The word has long been that Mark Carney, Bank of Canada governor, would soon be raising interest rates now that the near-crisis in housing seems to be dying down, and government officials continue to become increasingly worried about debt. But whether or not that rate will be increased is something we’ll all see this Wednesday, when Carney makes his big announcement. And many people think that, instead of raising the current interest rate, that the Bank will actually lower them.

The reasons for a possible rate decrease are plentiful. The labour market hit a huge wall in December, with many thousands of layoffs and plant closings. Stats Canada also reported last week that the economy had grown by just 0.6 per cent in the last quarter of 2012. While the economy is expected to pick up in the later half of this year, it’s expected to get off to a slow start. And that is what we’ve been seeing so far.
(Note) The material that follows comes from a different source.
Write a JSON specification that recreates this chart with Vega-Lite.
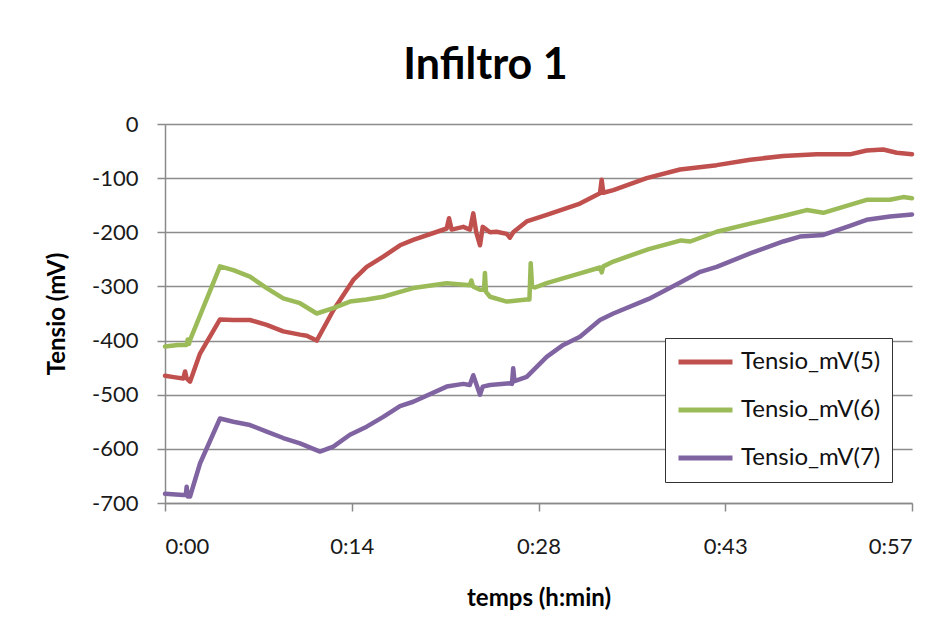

Stats Can also reported that Canadian businesses, one of the few stable rocks the Bank is counting on, are expected to increase their spending by just 1.7 per cent on things such as machinery and equipment. That’s significantly weaker than what the Bank was expecting as well.

It’s all of these factors that have many believing that we could still see another cut to interest rates yet. Nathan Janzen, economist at Royal Bank of Canada, believes that interest rates could very well drop this week.
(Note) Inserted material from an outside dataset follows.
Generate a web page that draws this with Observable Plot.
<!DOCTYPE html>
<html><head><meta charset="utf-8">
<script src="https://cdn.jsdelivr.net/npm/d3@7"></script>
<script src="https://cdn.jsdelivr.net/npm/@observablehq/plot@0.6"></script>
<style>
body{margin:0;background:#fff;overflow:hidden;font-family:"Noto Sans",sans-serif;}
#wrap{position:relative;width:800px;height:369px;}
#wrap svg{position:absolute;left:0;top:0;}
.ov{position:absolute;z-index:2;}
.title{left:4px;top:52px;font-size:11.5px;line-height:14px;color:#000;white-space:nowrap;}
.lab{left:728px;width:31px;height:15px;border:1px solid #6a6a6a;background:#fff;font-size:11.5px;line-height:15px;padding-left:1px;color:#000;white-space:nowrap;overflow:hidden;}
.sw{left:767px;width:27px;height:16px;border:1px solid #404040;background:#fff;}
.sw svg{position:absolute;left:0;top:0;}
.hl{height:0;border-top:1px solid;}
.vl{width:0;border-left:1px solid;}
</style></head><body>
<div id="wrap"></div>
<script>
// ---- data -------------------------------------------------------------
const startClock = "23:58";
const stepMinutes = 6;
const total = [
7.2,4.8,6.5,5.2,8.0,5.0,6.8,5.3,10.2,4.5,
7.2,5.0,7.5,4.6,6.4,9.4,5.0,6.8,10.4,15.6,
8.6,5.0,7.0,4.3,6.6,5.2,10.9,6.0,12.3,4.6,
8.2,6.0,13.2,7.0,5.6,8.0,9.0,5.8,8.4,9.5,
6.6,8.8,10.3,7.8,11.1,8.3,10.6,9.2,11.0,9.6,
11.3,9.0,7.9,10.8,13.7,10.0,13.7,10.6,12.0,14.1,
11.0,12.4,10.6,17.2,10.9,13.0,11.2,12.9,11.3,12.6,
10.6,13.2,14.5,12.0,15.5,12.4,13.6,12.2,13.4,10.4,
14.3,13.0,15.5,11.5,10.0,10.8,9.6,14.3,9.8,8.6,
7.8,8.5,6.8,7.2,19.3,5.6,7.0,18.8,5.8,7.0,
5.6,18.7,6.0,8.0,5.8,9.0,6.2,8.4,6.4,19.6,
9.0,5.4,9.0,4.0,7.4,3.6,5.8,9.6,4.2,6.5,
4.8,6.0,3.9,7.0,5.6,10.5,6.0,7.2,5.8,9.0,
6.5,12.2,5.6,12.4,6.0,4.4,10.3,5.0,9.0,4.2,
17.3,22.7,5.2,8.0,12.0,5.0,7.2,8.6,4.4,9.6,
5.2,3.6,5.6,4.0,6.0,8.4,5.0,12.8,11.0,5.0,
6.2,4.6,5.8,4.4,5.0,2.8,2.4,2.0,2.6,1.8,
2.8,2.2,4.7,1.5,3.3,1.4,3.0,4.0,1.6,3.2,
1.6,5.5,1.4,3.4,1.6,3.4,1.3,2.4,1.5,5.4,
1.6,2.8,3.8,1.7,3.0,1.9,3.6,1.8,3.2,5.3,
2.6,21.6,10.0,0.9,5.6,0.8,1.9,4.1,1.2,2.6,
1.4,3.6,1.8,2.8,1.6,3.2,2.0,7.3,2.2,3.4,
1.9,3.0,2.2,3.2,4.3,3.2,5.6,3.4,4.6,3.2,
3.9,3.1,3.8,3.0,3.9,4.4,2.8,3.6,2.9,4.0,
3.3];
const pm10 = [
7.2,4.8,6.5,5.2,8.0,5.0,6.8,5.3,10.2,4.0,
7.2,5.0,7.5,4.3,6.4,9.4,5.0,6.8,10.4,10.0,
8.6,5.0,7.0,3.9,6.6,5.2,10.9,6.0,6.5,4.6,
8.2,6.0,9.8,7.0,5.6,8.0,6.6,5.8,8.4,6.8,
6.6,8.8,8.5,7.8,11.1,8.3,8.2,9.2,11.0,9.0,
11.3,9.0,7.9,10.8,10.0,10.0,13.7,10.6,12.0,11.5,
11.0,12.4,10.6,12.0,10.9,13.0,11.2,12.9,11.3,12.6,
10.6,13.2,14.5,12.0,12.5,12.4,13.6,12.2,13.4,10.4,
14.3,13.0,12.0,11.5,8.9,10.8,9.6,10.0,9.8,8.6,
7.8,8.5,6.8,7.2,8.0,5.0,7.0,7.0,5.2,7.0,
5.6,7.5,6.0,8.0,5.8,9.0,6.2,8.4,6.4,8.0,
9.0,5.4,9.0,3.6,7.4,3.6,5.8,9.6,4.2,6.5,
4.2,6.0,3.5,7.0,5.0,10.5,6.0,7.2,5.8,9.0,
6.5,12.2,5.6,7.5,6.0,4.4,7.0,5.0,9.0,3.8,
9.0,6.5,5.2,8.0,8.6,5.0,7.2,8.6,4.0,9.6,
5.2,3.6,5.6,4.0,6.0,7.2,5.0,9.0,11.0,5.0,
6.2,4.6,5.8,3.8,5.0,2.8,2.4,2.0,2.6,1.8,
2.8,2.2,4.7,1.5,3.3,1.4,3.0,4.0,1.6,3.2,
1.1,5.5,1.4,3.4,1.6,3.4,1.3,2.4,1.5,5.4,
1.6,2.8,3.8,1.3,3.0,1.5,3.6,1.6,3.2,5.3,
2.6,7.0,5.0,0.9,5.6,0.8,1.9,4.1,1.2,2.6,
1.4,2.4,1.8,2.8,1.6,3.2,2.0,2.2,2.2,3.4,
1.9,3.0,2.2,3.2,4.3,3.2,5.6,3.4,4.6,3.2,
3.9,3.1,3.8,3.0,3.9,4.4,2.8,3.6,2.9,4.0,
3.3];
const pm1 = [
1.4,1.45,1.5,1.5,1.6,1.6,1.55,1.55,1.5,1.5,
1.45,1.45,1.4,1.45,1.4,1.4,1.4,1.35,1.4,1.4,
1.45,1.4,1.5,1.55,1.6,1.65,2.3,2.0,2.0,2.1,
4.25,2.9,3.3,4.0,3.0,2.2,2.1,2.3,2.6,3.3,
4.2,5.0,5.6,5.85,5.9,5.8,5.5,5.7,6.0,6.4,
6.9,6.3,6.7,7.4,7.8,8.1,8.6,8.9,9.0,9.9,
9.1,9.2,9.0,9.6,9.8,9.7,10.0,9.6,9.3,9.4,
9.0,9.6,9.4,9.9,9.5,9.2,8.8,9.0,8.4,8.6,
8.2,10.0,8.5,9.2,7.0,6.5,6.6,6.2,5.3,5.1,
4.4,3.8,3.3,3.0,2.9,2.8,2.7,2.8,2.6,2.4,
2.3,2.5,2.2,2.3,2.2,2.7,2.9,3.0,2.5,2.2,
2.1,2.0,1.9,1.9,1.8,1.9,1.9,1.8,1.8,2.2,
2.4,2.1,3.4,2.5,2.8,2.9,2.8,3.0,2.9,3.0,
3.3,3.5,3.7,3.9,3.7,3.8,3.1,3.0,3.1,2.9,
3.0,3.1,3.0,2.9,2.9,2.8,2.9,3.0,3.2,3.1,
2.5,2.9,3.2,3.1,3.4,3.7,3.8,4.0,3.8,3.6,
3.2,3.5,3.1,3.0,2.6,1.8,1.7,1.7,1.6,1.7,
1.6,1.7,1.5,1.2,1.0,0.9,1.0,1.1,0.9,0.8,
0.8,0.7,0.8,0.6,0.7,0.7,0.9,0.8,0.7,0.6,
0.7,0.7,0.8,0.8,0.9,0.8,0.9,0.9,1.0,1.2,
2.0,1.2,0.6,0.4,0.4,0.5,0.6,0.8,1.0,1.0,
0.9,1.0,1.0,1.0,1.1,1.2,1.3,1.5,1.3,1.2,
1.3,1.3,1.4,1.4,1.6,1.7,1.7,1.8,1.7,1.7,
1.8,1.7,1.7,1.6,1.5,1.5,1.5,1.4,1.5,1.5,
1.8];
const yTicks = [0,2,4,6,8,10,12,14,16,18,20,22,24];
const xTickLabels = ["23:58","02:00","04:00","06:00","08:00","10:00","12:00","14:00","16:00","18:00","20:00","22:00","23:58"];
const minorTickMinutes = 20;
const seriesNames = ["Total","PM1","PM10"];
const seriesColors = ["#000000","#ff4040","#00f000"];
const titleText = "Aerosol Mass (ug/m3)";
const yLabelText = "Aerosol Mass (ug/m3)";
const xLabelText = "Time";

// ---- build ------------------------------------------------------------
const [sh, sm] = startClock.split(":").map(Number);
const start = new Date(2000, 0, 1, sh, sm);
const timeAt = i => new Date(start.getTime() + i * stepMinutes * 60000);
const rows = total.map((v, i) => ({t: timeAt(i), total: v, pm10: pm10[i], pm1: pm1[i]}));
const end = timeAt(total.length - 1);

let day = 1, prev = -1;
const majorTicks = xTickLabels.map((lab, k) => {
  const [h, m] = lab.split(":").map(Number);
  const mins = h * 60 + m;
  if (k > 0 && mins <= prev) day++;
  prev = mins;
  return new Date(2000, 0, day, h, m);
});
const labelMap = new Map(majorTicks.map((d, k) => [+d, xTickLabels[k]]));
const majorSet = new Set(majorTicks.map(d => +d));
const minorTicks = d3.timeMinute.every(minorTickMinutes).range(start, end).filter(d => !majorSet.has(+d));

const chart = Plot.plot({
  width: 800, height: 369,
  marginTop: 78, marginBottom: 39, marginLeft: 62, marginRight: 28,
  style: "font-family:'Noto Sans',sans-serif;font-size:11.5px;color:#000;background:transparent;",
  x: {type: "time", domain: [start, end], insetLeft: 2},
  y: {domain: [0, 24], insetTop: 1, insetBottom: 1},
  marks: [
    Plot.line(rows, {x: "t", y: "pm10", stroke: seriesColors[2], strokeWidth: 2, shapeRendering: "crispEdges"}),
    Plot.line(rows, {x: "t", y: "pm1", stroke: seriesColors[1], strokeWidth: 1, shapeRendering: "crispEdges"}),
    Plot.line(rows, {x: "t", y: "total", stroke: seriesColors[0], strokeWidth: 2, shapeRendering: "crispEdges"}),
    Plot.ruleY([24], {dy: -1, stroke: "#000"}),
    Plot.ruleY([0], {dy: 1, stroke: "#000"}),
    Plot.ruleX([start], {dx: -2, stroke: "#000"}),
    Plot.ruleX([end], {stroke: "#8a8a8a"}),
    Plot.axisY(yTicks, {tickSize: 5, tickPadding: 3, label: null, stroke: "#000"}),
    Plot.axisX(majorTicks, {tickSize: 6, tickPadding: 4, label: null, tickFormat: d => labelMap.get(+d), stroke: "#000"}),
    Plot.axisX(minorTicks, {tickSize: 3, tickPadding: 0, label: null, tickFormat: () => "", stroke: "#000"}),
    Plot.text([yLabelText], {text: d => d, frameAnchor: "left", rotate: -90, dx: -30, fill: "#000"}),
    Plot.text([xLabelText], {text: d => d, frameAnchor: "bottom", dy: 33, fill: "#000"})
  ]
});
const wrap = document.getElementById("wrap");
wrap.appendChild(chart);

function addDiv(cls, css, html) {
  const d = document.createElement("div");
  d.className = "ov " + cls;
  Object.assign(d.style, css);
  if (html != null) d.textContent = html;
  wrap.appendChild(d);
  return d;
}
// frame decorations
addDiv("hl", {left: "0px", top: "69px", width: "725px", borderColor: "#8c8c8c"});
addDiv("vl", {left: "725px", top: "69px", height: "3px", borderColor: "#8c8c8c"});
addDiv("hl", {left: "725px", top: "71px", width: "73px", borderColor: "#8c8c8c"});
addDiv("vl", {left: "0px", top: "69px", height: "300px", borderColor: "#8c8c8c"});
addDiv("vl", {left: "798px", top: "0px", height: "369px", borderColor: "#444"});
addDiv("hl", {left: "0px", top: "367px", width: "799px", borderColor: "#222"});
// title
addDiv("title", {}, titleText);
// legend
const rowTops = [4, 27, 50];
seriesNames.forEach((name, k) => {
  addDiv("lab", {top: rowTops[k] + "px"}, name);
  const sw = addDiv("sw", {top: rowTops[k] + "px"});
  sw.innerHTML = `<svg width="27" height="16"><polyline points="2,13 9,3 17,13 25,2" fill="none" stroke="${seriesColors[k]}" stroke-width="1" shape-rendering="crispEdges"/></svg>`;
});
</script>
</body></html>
“As a result, weaker than expected investment spending, along with weaker than expected growth and inflation numbers over the second half of 2012 and moderating household credit growth, supports our expectation that the bank will further water down its current tightening bias in next Wednesday’s policy announcement,” he said.
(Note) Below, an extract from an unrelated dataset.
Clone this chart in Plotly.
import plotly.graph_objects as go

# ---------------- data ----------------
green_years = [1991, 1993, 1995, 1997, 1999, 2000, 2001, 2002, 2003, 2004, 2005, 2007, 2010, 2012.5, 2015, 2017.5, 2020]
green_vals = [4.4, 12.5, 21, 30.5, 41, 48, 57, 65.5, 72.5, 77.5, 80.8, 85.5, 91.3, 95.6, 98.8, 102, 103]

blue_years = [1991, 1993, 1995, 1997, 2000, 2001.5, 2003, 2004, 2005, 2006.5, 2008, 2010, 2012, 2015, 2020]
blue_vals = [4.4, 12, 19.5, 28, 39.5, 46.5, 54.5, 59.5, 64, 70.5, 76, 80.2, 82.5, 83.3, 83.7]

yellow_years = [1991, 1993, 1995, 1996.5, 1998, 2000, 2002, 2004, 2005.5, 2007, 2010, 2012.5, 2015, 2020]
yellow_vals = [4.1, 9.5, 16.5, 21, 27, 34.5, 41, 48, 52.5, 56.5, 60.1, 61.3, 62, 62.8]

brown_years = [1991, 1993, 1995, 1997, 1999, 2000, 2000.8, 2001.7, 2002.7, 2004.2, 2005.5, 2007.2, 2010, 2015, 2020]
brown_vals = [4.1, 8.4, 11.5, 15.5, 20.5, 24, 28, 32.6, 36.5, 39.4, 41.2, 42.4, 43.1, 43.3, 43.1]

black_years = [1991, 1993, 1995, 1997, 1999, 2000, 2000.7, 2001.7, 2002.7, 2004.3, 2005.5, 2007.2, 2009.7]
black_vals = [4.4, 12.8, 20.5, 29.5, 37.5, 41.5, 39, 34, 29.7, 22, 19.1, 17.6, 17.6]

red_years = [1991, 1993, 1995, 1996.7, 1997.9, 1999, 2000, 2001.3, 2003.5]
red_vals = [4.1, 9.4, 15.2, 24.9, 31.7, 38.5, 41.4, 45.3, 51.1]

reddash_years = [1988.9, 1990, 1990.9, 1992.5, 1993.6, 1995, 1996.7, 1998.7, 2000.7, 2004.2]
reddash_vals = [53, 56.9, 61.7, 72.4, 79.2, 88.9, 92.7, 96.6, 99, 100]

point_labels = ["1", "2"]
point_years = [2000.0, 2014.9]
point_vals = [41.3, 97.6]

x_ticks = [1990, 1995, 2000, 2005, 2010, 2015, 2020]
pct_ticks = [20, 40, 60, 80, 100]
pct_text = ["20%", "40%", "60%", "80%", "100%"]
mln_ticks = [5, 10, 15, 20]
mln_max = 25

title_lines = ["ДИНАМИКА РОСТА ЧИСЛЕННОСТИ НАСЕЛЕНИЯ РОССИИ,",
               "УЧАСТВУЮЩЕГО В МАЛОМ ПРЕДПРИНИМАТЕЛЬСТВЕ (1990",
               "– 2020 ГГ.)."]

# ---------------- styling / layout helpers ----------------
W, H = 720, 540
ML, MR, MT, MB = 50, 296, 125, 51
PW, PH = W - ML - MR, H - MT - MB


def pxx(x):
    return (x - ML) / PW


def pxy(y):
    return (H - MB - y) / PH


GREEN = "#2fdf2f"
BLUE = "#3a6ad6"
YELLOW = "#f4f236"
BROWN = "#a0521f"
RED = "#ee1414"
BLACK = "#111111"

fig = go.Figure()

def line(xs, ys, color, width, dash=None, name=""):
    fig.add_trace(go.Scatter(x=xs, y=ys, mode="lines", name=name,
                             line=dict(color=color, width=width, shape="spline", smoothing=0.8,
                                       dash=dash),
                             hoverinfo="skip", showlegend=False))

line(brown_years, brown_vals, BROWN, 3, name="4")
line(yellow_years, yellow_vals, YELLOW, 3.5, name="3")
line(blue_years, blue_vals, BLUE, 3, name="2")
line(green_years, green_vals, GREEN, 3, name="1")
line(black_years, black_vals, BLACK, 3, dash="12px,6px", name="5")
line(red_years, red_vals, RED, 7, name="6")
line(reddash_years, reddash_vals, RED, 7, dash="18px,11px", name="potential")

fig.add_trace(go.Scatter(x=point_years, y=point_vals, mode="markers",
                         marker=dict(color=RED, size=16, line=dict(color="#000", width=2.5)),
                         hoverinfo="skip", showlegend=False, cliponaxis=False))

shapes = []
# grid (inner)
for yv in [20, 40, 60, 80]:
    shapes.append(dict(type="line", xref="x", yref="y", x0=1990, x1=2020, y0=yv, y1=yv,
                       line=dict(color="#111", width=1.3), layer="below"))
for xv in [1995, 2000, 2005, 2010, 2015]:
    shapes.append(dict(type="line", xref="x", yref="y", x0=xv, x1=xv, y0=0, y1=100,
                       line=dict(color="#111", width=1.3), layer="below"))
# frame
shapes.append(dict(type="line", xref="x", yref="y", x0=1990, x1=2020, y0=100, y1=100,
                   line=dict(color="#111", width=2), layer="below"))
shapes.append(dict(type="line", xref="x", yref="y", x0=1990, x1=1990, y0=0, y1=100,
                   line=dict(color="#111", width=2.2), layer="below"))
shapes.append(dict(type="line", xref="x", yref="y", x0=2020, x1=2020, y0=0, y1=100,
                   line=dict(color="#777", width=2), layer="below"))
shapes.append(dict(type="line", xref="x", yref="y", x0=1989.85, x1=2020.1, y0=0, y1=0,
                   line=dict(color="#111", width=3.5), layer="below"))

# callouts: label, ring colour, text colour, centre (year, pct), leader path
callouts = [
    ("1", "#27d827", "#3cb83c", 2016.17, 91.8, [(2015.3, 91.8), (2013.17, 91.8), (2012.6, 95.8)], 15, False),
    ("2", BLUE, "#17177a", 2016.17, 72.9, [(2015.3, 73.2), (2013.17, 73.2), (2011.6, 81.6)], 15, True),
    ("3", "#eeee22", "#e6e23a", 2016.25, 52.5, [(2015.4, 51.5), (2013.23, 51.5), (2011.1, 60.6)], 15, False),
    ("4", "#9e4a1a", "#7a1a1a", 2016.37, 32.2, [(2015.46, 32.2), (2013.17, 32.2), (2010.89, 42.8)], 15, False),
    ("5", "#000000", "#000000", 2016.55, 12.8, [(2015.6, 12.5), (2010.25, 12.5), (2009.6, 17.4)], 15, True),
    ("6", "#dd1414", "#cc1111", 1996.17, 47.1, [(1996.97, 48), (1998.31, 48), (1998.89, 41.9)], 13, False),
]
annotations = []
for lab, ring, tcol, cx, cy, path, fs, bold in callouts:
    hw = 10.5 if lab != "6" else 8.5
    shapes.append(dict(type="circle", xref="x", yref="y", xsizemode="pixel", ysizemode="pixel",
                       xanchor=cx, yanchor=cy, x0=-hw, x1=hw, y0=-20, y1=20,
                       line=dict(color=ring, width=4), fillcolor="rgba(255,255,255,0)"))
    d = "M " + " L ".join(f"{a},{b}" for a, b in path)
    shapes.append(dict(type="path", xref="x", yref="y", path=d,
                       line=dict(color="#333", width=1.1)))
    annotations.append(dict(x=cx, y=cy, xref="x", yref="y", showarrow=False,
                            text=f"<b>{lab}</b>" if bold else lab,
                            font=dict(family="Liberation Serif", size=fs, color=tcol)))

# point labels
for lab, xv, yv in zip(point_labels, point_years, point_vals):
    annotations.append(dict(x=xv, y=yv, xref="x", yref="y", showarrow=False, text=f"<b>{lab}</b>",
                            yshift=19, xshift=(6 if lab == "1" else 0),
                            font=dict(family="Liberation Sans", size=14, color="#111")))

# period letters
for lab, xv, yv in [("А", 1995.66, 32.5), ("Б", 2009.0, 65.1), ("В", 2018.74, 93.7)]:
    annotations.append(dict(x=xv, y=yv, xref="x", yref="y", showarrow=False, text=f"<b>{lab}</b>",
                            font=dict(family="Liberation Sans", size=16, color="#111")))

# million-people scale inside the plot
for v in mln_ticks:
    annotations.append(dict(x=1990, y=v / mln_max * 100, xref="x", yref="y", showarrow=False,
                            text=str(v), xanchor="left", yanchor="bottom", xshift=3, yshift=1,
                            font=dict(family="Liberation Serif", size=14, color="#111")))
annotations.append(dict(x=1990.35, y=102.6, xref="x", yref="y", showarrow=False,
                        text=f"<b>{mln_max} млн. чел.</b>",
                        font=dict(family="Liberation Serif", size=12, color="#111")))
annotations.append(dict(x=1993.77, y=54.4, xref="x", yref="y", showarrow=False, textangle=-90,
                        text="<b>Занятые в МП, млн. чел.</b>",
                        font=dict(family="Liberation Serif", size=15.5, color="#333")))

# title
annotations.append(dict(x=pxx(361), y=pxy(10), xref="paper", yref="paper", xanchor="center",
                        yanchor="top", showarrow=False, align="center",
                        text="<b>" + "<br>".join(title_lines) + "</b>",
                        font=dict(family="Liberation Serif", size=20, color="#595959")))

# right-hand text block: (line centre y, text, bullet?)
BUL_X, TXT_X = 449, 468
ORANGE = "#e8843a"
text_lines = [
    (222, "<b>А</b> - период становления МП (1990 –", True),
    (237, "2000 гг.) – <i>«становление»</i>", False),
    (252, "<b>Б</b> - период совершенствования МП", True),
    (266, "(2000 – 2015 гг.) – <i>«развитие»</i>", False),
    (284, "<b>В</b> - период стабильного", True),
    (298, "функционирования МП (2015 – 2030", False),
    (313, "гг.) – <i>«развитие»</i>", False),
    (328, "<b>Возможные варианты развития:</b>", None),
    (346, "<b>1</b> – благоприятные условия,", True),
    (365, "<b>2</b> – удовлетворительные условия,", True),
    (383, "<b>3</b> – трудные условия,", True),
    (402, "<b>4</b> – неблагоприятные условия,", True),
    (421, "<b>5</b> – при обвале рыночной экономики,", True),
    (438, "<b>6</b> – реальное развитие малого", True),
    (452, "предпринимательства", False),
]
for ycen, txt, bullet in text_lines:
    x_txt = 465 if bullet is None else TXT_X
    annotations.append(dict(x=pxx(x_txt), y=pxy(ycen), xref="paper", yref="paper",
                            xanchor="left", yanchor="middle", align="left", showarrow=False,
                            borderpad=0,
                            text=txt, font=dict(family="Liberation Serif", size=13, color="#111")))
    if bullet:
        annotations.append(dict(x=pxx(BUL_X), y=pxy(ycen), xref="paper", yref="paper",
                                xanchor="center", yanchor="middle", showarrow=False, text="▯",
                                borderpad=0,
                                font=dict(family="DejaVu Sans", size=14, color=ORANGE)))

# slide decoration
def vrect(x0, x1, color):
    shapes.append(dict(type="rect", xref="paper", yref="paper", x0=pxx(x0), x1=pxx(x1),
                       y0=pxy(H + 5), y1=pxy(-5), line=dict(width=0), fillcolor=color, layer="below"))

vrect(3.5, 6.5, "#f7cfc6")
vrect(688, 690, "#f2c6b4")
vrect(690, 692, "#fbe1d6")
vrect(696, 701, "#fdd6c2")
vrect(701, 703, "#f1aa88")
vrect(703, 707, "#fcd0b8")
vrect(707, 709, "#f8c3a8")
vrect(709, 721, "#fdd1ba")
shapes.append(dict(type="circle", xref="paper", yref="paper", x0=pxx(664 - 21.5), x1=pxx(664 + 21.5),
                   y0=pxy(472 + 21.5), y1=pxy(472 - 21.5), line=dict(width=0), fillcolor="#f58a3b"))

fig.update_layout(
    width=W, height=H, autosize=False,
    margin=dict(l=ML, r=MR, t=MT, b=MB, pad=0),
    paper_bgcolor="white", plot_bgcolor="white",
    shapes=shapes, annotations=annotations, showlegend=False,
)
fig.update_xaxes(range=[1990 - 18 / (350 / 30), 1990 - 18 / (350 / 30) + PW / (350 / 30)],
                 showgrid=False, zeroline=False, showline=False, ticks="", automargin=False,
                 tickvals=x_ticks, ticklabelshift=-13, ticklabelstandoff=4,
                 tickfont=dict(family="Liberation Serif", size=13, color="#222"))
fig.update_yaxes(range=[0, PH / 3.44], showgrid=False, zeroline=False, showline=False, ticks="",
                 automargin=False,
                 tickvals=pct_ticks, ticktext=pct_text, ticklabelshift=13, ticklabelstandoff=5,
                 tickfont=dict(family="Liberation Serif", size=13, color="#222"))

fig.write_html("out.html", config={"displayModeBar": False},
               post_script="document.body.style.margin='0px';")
David Madani of Capital Economics, chimed in and agreed by saying, “Although overnight interest rate expectations and two-year government bond yields have declined marginally over the past few days, we still think that market expectations of eventual rate hikes are over the top. Given the recent spat of weak economic data, below target range inflation and the presumably widening output gap, the market’s ruling out of interest rate cuts makes little sense.”

What do you think? This Wednesday do you think the Bank will cut interest rates, raise them, or do what they’ve done for the past two years and just leave them right where they are?